On a souvent dénoncé ici-même le poids de la hiérarchie intermédiaire de l’éducation nationale. Ces différentes catégories (inspection, administration centrale, présidents d’université, certains chefs d’établissement) n’ont pas tous intérêt à voir changer l’École. Car cela remettrait en question des “territoires” et aurait des enjeux de pouvoir. Le système a donc une force d’inertie et de résistance qui a bien souvent contribué à l’empilement des dispositifs et même leur perversion.
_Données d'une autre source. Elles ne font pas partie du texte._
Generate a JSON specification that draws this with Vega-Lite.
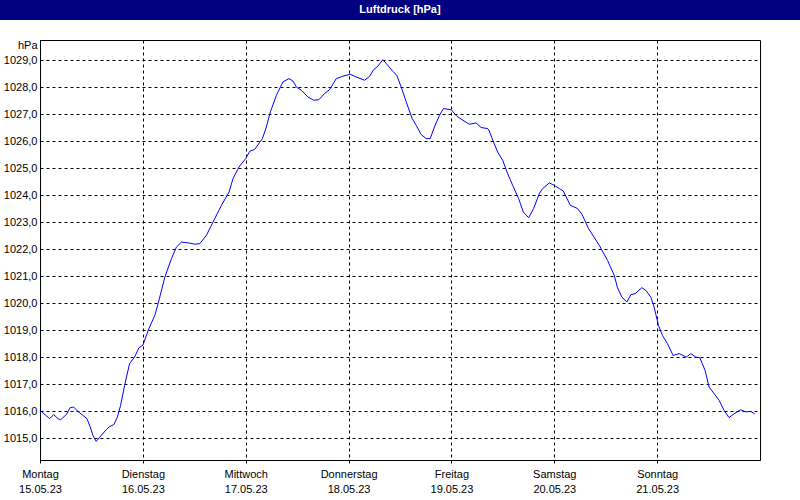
{
"$schema": "https://vega.github.io/schema/vega-lite/v6.json",
"background": "white",
"padding": 0,
"spacing": 20,
"bounds": "flush",
"config": {"font": "Liberation Sans"},
"datasets": {
"title": [{"t": "Luftdruck [hPa]"}],
"none": [],
"pressure": [
{"h":0.0,"p":1016.04},{"h":2.26,"p":1015.73},{"h":3.19,"p":1015.88},{"h":4.19,"p":1015.73},{"h":4.82,"p":1015.69},{"h":6.13,"p":1015.88},{"h":7.06,"p":1016.14},{"h":7.85,"p":1016.16},{"h":8.85,"p":1016.0},{"h":10.02,"p":1015.85},{"h":10.95,"p":1015.73},{"h":11.72,"p":1015.42},{"h":12.35,"p":1015.11},{"h":13.12,"p":1014.89},{"h":14.28,"p":1015.11},{"h":15.45,"p":1015.32},{"h":16.24,"p":1015.44},{"h":17.24,"p":1015.51},{"h":18.01,"p":1015.77},{"h":18.8,"p":1016.22},{"h":19.74,"p":1016.96},{"h":20.9,"p":1017.77},{"h":22.07,"p":1018.01},{"h":23.07,"p":1018.35},{"h":24.0,"p":1018.45},{"h":24.23,"p":1018.54},{"h":25.24,"p":1019.0},{"h":26.8,"p":1019.56},{"h":27.56,"p":1019.99},{"h":29.13,"p":1020.97},{"h":30.69,"p":1021.66},{"h":31.85,"p":1022.09},{"h":33.02,"p":1022.27},{"h":34.95,"p":1022.23},{"h":36.12,"p":1022.19},{"h":37.28,"p":1022.21},{"h":38.84,"p":1022.52},{"h":40.38,"p":1023.01},{"h":42.34,"p":1023.63},{"h":44.11,"p":1024.12},{"h":45.04,"p":1024.62},{"h":46.44,"p":1025.05},{"h":48.0,"p":1025.36},{"h":48.93,"p":1025.63},{"h":50.1,"p":1025.7},{"h":51.89,"p":1026.1},{"h":52.82,"p":1026.53},{"h":53.76,"p":1027.09},{"h":55.15,"p":1027.7},{"h":56.69,"p":1028.2},{"h":58.09,"p":1028.32},{"h":59.02,"p":1028.23},{"h":59.81,"p":1028.01},{"h":60.98,"p":1027.89},{"h":62.52,"p":1027.64},{"h":63.84,"p":1027.52},{"h":65.08,"p":1027.54},{"h":66.41,"p":1027.77},{"h":67.57,"p":1027.91},{"h":69.13,"p":1028.32},{"h":70.67,"p":1028.41},{"h":72.4,"p":1028.48},{"h":73.8,"p":1028.38},{"h":75.73,"p":1028.26},{"h":76.89,"p":1028.4},{"h":77.83,"p":1028.65},{"h":78.83,"p":1028.78},{"h":79.99,"p":1029.02},{"h":81.16,"p":1028.81},{"h":82.32,"p":1028.59},{"h":83.26,"p":1028.44},{"h":84.28,"p":1028.01},{"h":85.45,"p":1027.46},{"h":86.84,"p":1026.84},{"h":87.78,"p":1026.59},{"h":88.94,"p":1026.25},{"h":90.11,"p":1026.1},{"h":91.04,"p":1026.1},{"h":92.04,"p":1026.53},{"h":93.2,"p":1026.96},{"h":94.14,"p":1027.21},{"h":95.93,"p":1027.17},{"h":97.24,"p":1026.93},{"h":98.49,"p":1026.8},{"h":100.19,"p":1026.63},{"h":101.75,"p":1026.68},{"h":102.92,"p":1026.51},{"h":104.46,"p":1026.47},{"h":104.85,"p":1026.38},{"h":105.63,"p":1026.05},{"h":106.79,"p":1025.6},{"h":107.96,"p":1025.3},{"h":109.12,"p":1024.8},{"h":110.29,"p":1024.37},{"h":111.68,"p":1023.88},{"h":112.78,"p":1023.38},{"h":114.01,"p":1023.17},{"h":115.18,"p":1023.51},{"h":116.5,"p":1024.06},{"h":117.28,"p":1024.25},{"h":118.84,"p":1024.46},{"h":120.0,"p":1024.37},{"h":121.17,"p":1024.25},{"h":122.1,"p":1024.16},{"h":123.73,"p":1023.63},{"h":125.43,"p":1023.51},{"h":126.45,"p":1023.3},{"h":127.99,"p":1022.77},{"h":130.49,"p":1022.15},{"h":132.42,"p":1021.59},{"h":133.98,"p":1021.04},{"h":134.75,"p":1020.58},{"h":135.78,"p":1020.23},{"h":136.94,"p":1020.05},{"h":137.87,"p":1020.32},{"h":138.87,"p":1020.36},{"h":140.44,"p":1020.58},{"h":141.37,"p":1020.48},{"h":142.53,"p":1020.23},{"h":143.3,"p":1019.86},{"h":144.3,"p":1019.19},{"h":145.24,"p":1018.81},{"h":146.4,"p":1018.51},{"h":147.73,"p":1018.07},{"h":149.13,"p":1018.14},{"h":150.83,"p":1018.01},{"h":151.85,"p":1018.14},{"h":153.02,"p":1018.01},{"h":153.95,"p":1017.99},{"h":155.18,"p":1017.52},{"h":156.12,"p":1016.9},{"h":157.28,"p":1016.66},{"h":158.45,"p":1016.41},{"h":159.61,"p":1016.04},{"h":160.77,"p":1015.77},{"h":161.94,"p":1015.91},{"h":163.5,"p":1016.06},{"h":164.73,"p":1015.98},{"h":165.83,"p":1016.0},{"h":166.76,"p":1015.91}
]
},
"vconcat": [
{
"width": 800,
"height": 20,
"view": {"fill": "#000080", "stroke": null},
"data": {"name": "title"},
"mark": {"type": "text", "color": "white", "fontWeight": "bold", "fontSize": 11, "font": "Liberation Sans", "align": "center", "baseline": "middle"},
"encoding": {"text": {"field": "t"}}
},
{
"hconcat": [
{
"width": 20,
"height": 420,
"view": {"fill": null, "stroke": null},
"data": {"name": "none"},
"mark": "point",
"encoding": {}
},
{
"width": 720,
"height": 420,
"view": {"fill": "white", "stroke": "black", "strokeWidth": 1},
"data": {"name": "pressure"},
"mark": {"type": "line", "color": "#0000ff", "strokeWidth": 1, "clip": true},
"encoding": {
"x": {"field": "h", "type": "quantitative",
"scale": {"domain": [0, 168], "nice": false, "zero": false},
"axis": {"title": null, "values": [0, 24, 48, 72, 96, 120, 144],
"labelExpr": "[['Montag','Dienstag','Mittwoch','Donnerstag','Freitag','Samstag','Sonntag'][round(datum.value/24)], ['15.05.23','16.05.23','17.05.23','18.05.23','19.05.23','20.05.23','21.05.23'][round(datum.value/24)]]",
"labelFlush": false, "labelOverlap": false, "labelFontSize": 11, "labelFont": "Liberation Sans", "labelColor": "black", "labelLineHeight": 15, "labelPadding": 5, "labelBaseline": "top",
"tickSize": 3, "tickColor": "black", "tickDash": [3, 3],
"domainColor": "black", "grid": true, "gridColor": "black", "gridDash": [3, 3], "gridOpacity": 1, "gridWidth": 1}},
"y": {"field": "p", "type": "quantitative",
"scale": {"domain": [1014.2, 1029.75], "nice": false, "zero": false},
"axis": {"title": "hPa", "titleAngle": 0, "titleX": -3, "titleY": 5, "titleAlign": "right", "titleBaseline": "middle", "titleFontWeight": "normal", "titleFontSize": 11, "titleFont": "Liberation Sans", "titleColor": "black",
"values": [1015, 1016, 1017, 1018, 1019, 1020, 1021, 1022, 1023, 1024, 1025, 1026, 1027, 1028, 1029],
"labelExpr": "replace(format(datum.value, '.1f'), '.', ',')",
"labelFontSize": 11, "labelFont": "Liberation Sans", "labelColor": "black", "labelPadding": 3, "ticks": false,
"labelOverlap": false,
"domainColor": "black", "grid": true, "gridColor": "black", "gridDash": [3, 3], "gridOpacity": 1, "gridWidth": 1}}
}
}
],
"spacing": 20,
"bounds": "flush"
}
]
}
Le maintien d’une partie de cette hiérarchie qui avait appliqué avec zèle et un certain autoritarisme les réformes Darcos et Chatel et en particulier les programmes de 2008 dans le primaire, a contribué aussi à l’agacement des enseignants et notamment des professeurs des écoles.

Car l’autre facteur de blocage qui n’avait peut-être pas été assez apprécié en haut lieu, c’est la “frustration relative” chez les enseignants. Après cinq ans de sarkozysme, de suppression de postes et de rigueur budgétaire, couplé avec un profond sentiment de déclassement, le monde enseignant est plus épuisé et désabusé que désireux de changement. C’est ce sentiment qui l’a emporté et qui a bloqué en grande partie les réformes. D’autant plus que cela se combine avec une impasse économique. Avec la promesse des 60 000 postes durant la campagne, François Hollande avait tout mis sur la table. Et il ne restait plus aucune marge de manœuvre pour une réelle revalorisation pourtant nécessaire. Et pourtant 60 000 postes, si on les rapporte au nombre d’établissements, ça fait juste un (ou deux) enseignants en plus…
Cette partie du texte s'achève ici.